Friday, February 14, 2020

Tattoo by Manuel Vazquez Montalban

This translation is dated 2008; the original Spanish edition was published in 1976. Pepe Carvalho, a macho "ex-cop ex-Marxist" who once worked in Amsterdam for the CIA, is now a middle-aged private detective. This disillusioned maverick anti-hero used to love literature. Now he reads people, and uses one of his books to light the fire to cook a gourmet meal for Charo, his prostitute girl friend.

Paid to confirm the identity of a drowned man with a most unusual tattoo, Pepe follows a lead to Amsterdam, where he gets beaten up and tossed in a canal. Along the way, he drinks copious quantities of beer and liquor, eats at a fondly remembered Balinese restaurant in the Dutch capital, and despises the food he is obliged to order in inferior restaurants while pursuing leads.

The case proves even more sordid than expected; upon learning the details, he is shaken to the core. Fortunately for the gourmet detective, "the smell of frying tomatoes and onions" and the sight of a "steaming pot of mussels" makes life livable again.

Pepe is tough almost to the point of caricature. The "strange cinema he carrie[s] inside his head" portrays scenes of sex and violence, and in one real-life scene, he takes pleasure in a fight. A heavy drinker in a boozing culture, he can read stages of drunkenness in his informants and associates.

Although many of the characters the detective encounters are unappealing, all are beautifully rendered. The language in this unusual book is rich and vivid. Its evocative sensory descriptions locate the reader in the centre of bygone Barcelona, awash in food, alcohol, cigars, illegal drugs, and prostitutes. Amsterdam too is portrayed with clarity, as are the contrasts between northern and southern Barcelona beaches, and French versus Spanish coastlines when seen from the air.
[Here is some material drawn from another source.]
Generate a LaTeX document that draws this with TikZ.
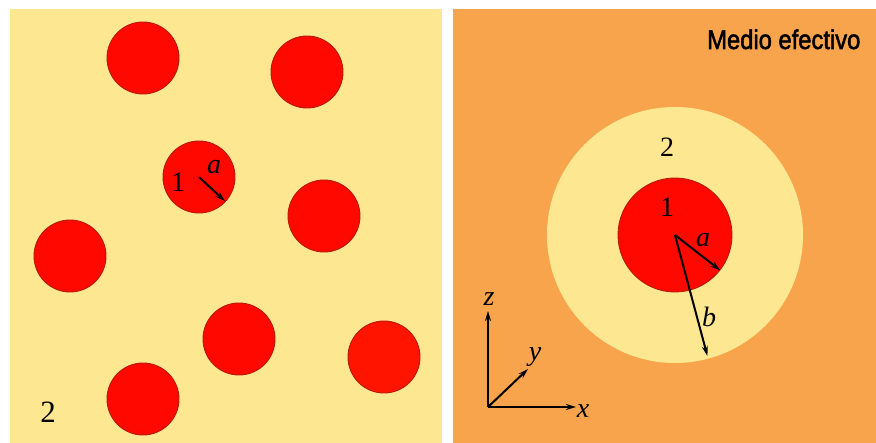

In search of leads, Pepe interviews a tattoo artist, who explains that in the past, only "sailors and crooks" wanted tattoos. Now, sailors "aren't what they used to be," and crooks are getting too smart to mark their bodies with identifiable art. Only one good tattooist remains in Barcelona, he opines, and while there are still a few artist in Tangiers and elsewhere in Morocco, Hamburg and Rotterdam no longer live up to their pre-war reputations as the best places to get tattoos.

We get a powerful sense of the society and the era through vivid and darkly humorous descriptions and comments. About Charo, Pepe cynically observes that "in passionate solidarity mode," she becomes "a monument to class consciousness." In an effort to clamp down on illegal activity, the police close "all the brothels except the really expensive ones." Irritated by one young man's "self-satisfied grin of a jumped-up mafioso," the street-tough Pepe takes pleasure in the chance to clean his clock.

The reader senses the author's philosophy through the inner musings of Pepe Carvalho. who feels that his "journey between childhood and old age is a personal, non-transferable destiny" to be lived by him and him alone, and everybody else can "go and get stuffed." He looks back on the veterans of the Spanish Legion, "full of scorn and literature, setting off between the wars" on another armed adventure that "would never happen today," since people have now discovered "they can only do what's possible."

Lunching with two strangers from whom he hopes to glean information, the detective notices how one of them is "sacrificing an absent friend in order to keep in with the one sitting next to him." Pepe is soon bored with the men, finding their blind and belligerent expressions of nationalism stupid and unappealing.

In the era of women's liberation, the detective wearily observes the "geisha-like submission so typical of those liberated young middle-class women" as they invest their "pre-matrimonial enthusiasm" in "consolation prizes for unfulfilled ambitions." Cynically, he comments on the replacement of the "ancestral tradition of setting up a girl who had brought shame to her family with a corner shop" by its modernized version: "leasing a boutique for unhappily married women suffering from existential angst."

In the "green watery landscape" of the Netherlands, Pepe Carvalho observes the foreign workers "from a whole alphabet of poor European countries" where life is hard. He notices that the Turks, "fugitives from a dry country," have "lost their initial boisterousness and gradually accepted the convention of silence imposed by this part of Europe, where everything looked as though it were drawn with a ruler." Yet however civilized this northern nation may seem, Amsterdam is home to a secret and violent CIA organization awash with connections from Indonesia to Colombia.

Feeling "a rush of blind anger" towards both his own countrymen and the "phlegmatic Dutch cycling past," Pepe Carvalho is depressed by the thought that "Some are born to make history, others to suffer it." Luckily his body, which does not betray him, is at that moment walking him towards a fine restaurant called the House of Lords, where he will console himself with an excellent meal.

Born in a seedy Barcelona barrio as the Spanish Civil War ended, Manuel Vazquez Montalban was a poet and essayist as well as a novelist. By the time he died in 2003 at the age of 64, his 22 novels had appeared in 24 languages. His detective Pepe Carvalho lives on.